In relative entropy coding, a sender aims to design a stochastic code such that, on input $X \sim P_X$, the receiver can generate a sample $Y \sim P_{Y \mid X}$. It is a standard result that (1) this requires at least $I(X; Y)$ bits, (2) the lower bound is achievable within a logarithmic gap, and (3) this gap cannot be reduced in general. The necessity of the gap suggests that the mutual information is not the correct information measure to quantify the rate of relative entropy coding. A potential alternative emerged in the work of Flamich et al. (2025), who proved a tighter lower bound of $I_F(X \to Y)$, a quantity we call the functional information. In this paper, we show that this lower bound is tight by constructing the ring toss code, an encoding method for rejection sampling which uses at most $I_F(X \to Y) + \log e$ bits. For the trivial channel $Y = X$, our result recovers the noiseless source coding theorem within a small constant. For a general channel, it implies that the classical mutual information lower bound is achievable within $\log(I(X; Y) + 1) + 2.45$ bits in general and within $1.45$ bits for singular channels, which are both the tightest bounds of their kind to date. Moreover, our one-shot result also recovers Sriramu and Wagner's asymptotic results on the second-order redundancy of relative entropy codes.

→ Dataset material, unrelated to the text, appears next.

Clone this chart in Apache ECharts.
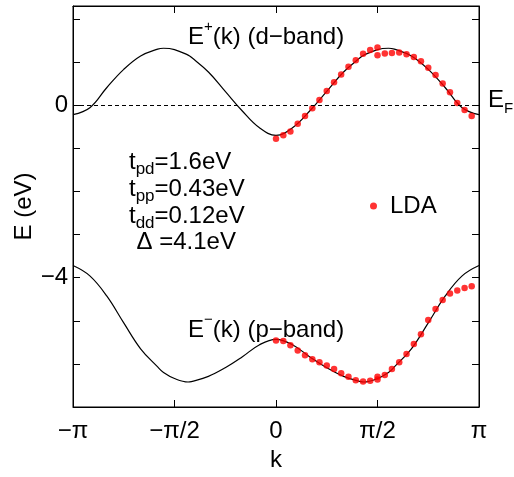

翻译：在相对熵编码中，发送者旨在设计一种随机编码，使得在输入 $X \sim P_X$ 时，接收者能够生成样本 $Y \sim P_{Y \mid X}$。标准结果是：(1) 这至少需要 $I(X; Y)$ 比特，(2) 下界在对数间隙内可达，以及 (3) 该间隙通常无法缩小。该间隙的必要性表明互信息并非量化相对熵编码速率的正确信息度量。一种潜在的替代度量出现在 Flamich 等人 (2025) 的工作中，他们证明了更紧的下界 $I_F(X \to Y)$，我们称之为函数信息。在本文中，我们通过构造环投编码（一种用于拒绝采样的编码方法，最多使用 $I_F(X \to Y) + \log e$ 比特）来证明该下界是紧的。对于平凡信道 $Y = X$，我们的结果在小常数范围内恢复了无噪声信源编码定理。对于一般信道，这意味着经典互信息下界在通常情形下可在 $\log(I(X; Y) + 1) + 2.45$ 比特内实现，在奇异信道情形下可在 $1.45$ 比特内实现，这分别是当前同类结果中最紧的界。此外，我们的单次结果还恢复了 Sriramu 和 Wagner 关于相对熵编码二阶冗余度的渐近结果。